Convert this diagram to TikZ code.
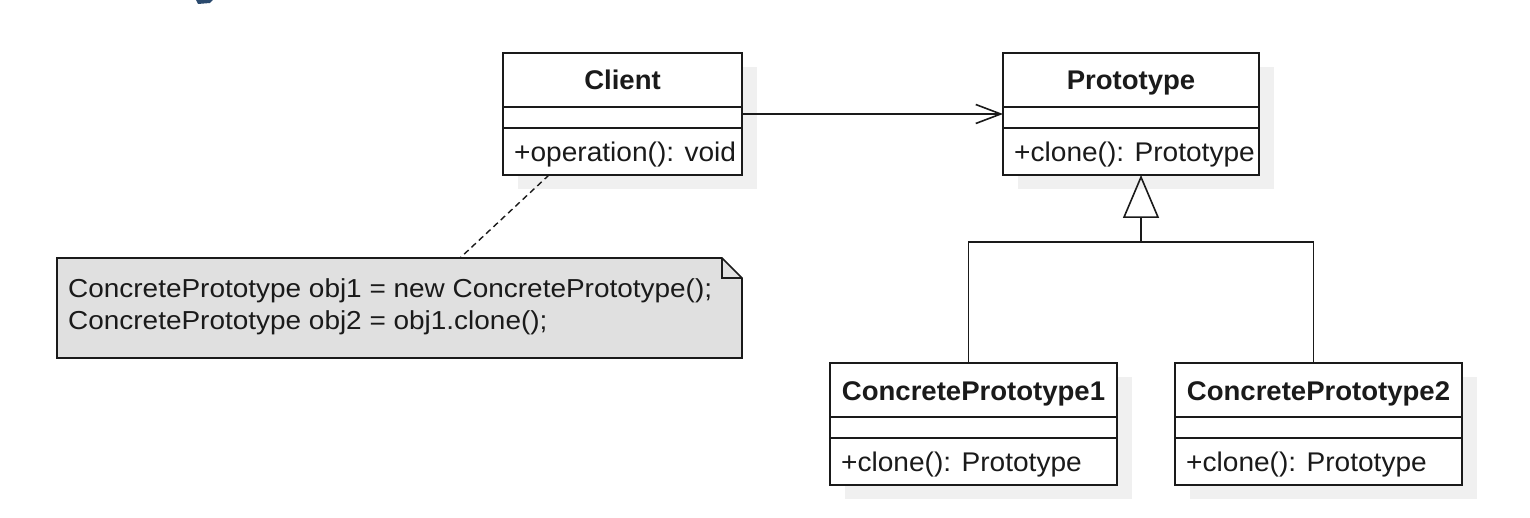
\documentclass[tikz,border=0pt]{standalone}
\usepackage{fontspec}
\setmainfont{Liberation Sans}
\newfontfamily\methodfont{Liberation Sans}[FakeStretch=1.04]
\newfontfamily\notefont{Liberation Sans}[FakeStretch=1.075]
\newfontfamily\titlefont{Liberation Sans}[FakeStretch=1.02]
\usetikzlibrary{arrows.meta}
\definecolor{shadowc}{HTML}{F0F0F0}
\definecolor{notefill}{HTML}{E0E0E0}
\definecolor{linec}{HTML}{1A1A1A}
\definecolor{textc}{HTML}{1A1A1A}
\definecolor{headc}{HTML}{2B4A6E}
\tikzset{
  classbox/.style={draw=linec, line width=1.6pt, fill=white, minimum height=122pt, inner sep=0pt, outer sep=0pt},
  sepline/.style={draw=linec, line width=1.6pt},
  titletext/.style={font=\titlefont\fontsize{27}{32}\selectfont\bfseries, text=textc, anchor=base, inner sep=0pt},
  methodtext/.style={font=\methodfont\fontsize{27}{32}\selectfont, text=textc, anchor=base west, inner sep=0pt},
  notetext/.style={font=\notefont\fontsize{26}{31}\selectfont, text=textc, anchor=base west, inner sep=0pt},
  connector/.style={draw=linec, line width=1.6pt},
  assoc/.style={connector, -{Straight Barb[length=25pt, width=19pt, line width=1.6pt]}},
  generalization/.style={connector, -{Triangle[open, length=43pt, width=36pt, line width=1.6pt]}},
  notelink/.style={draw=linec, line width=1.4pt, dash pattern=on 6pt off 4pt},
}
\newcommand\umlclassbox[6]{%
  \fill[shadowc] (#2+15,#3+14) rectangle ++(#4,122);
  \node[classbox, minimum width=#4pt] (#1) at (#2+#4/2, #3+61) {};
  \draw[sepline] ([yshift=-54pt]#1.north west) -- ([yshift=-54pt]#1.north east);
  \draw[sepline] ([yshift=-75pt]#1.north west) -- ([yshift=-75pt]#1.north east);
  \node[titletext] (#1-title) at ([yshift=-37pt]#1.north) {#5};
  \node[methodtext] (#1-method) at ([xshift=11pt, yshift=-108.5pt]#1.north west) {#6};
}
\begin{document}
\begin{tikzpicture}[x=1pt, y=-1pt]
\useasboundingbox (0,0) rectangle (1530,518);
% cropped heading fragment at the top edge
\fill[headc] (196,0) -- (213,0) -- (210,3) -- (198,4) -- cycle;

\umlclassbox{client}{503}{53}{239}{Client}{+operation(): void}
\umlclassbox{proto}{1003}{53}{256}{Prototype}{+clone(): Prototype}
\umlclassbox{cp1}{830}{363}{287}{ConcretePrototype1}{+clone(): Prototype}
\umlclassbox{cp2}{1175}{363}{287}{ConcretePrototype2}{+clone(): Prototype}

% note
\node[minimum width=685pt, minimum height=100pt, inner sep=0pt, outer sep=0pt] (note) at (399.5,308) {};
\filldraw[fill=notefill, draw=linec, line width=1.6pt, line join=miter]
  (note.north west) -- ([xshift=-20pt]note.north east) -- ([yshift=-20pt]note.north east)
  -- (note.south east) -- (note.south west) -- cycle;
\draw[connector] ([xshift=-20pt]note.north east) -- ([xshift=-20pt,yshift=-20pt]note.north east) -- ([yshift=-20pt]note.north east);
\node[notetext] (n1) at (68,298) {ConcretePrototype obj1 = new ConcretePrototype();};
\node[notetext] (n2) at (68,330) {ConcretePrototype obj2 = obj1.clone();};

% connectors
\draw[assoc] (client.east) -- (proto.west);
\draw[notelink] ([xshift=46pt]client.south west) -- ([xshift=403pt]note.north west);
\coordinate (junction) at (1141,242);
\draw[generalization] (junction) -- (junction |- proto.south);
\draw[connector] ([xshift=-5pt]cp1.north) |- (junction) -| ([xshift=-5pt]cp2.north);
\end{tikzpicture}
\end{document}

-=-=-

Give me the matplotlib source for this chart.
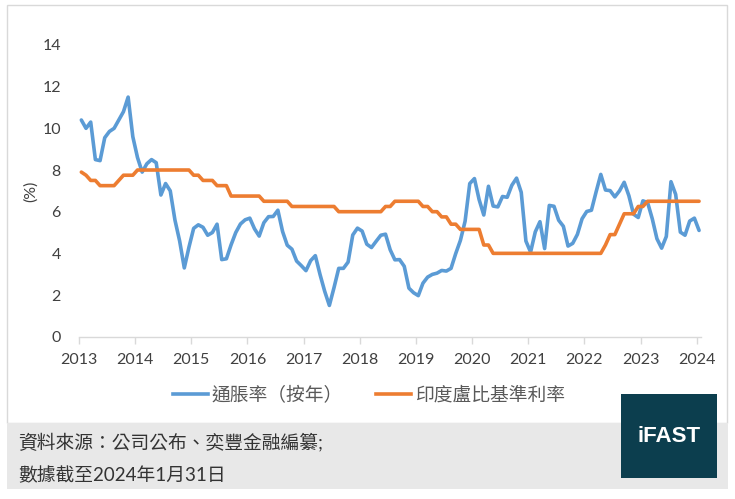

-=-=-

# Given problem
Skip all pictures. Retype exactly the span whose first line is the one with "Convert this diagram to TikZ code." and whose last line is the one with "(198,4) -- cycle;".

# Answer to this problem
Convert this diagram to TikZ code.
\documentclass[tikz,border=0pt]{standalone}
\usepackage{fontspec}
\setmainfont{Liberation Sans}
\newfontfamily\methodfont{Liberation Sans}[FakeStretch=1.04]
\newfontfamily\notefont{Liberation Sans}[FakeStretch=1.075]
\newfontfamily\titlefont{Liberation Sans}[FakeStretch=1.02]
\usetikzlibrary{arrows.meta}
\definecolor{shadowc}{HTML}{F0F0F0}
\definecolor{notefill}{HTML}{E0E0E0}
\definecolor{linec}{HTML}{1A1A1A}
\definecolor{textc}{HTML}{1A1A1A}
\definecolor{headc}{HTML}{2B4A6E}
\tikzset{
  classbox/.style={draw=linec, line width=1.6pt, fill=white, minimum height=122pt, inner sep=0pt, outer sep=0pt},
  sepline/.style={draw=linec, line width=1.6pt},
  titletext/.style={font=\titlefont\fontsize{27}{32}\selectfont\bfseries, text=textc, anchor=base, inner sep=0pt},
  methodtext/.style={font=\methodfont\fontsize{27}{32}\selectfont, text=textc, anchor=base west, inner sep=0pt},
  notetext/.style={font=\notefont\fontsize{26}{31}\selectfont, text=textc, anchor=base west, inner sep=0pt},
  connector/.style={draw=linec, line width=1.6pt},
  assoc/.style={connector, -{Straight Barb[length=25pt, width=19pt, line width=1.6pt]}},
  generalization/.style={connector, -{Triangle[open, length=43pt, width=36pt, line width=1.6pt]}},
  notelink/.style={draw=linec, line width=1.4pt, dash pattern=on 6pt off 4pt},
}
\newcommand\umlclassbox[6]{%
  \fill[shadowc] (#2+15,#3+14) rectangle ++(#4,122);
  \node[classbox, minimum width=#4pt] (#1) at (#2+#4/2, #3+61) {};
  \draw[sepline] ([yshift=-54pt]#1.north west) -- ([yshift=-54pt]#1.north east);
  \draw[sepline] ([yshift=-75pt]#1.north west) -- ([yshift=-75pt]#1.north east);
  \node[titletext] (#1-title) at ([yshift=-37pt]#1.north) {#5};
  \node[methodtext] (#1-method) at ([xshift=11pt, yshift=-108.5pt]#1.north west) {#6};
}
\begin{document}
\begin{tikzpicture}[x=1pt, y=-1pt]
\useasboundingbox (0,0) rectangle (1530,518);
% cropped heading fragment at the top edge
\fill[headc] (196,0) -- (213,0) -- (210,3) -- (198,4) -- cycle;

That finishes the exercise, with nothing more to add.